Missouri Valley Basketball: 5 key questions for opening night of 2021-22 season
Seniors and graduate students everywhere
Drake and Loyola are the favorites to win the Valley regular-season title. The Bulldogs have won 20 or more games for three straight seasons and the Ramblers are the defending champions who reached last season’s NCAA Tournament’s Sweet Sixteen.
Each team is loaded with talent and is rich with seniors and graduate students filling their roster. Teams like these have a huge advantage over younger teams, but could also suffer from ‘senioritis. These teams carry more hardware around than most carpenters.

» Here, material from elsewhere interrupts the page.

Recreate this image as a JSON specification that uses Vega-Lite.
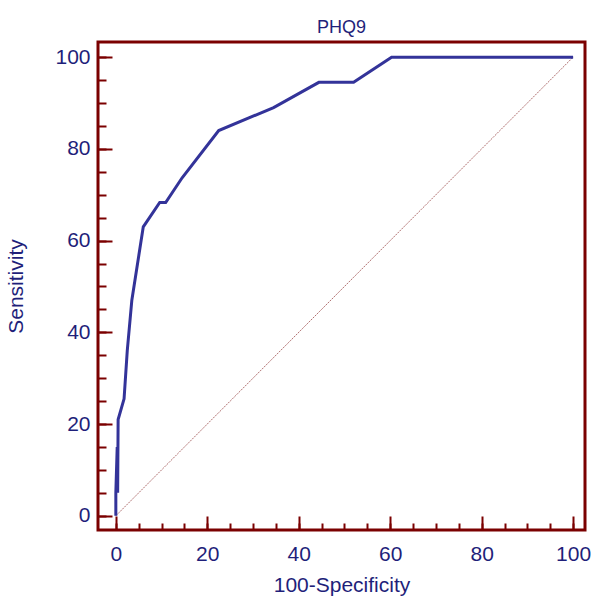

Drake’s squad sounds like an all-star team. Guard Roman Penn (first) and ShanQuan Hemphill (second) were all-Valley performers. Center Darnell Brodie was named to the all-newcomer team and swingman Garrett Sturtz is a two-time member of the league’s all-bench team. Sharp-shooter D.J. Wilkins landed on the 2019 all-freshman team.
Loyola’s roster sounds even more enshrined. Fifth-year performer Lucas Williamson has twice been named the Valley’s Defensive Player of the Year. Forward Aher Uguak joined Williamson on the all-defensive team and was part of the most-improved team. Marquise Kennedy is a two-time all-bench player and Tate Hall was a third-teamer two seasons ago. Guard Braden Norris was part of the Horizon League 2019 all-freshman team and was on the Arch Madness all-tournament team last spring.
Both teams played and won games during March Madness. Having accomplished so much during their careers, do these players come back hungry, or have entitlement and expectation snuck into their mentalities?
Opening night finds them both at home and burning question number two must begin to be answered. Are they hungry veterans or has the dreaded ‘senioritis set in?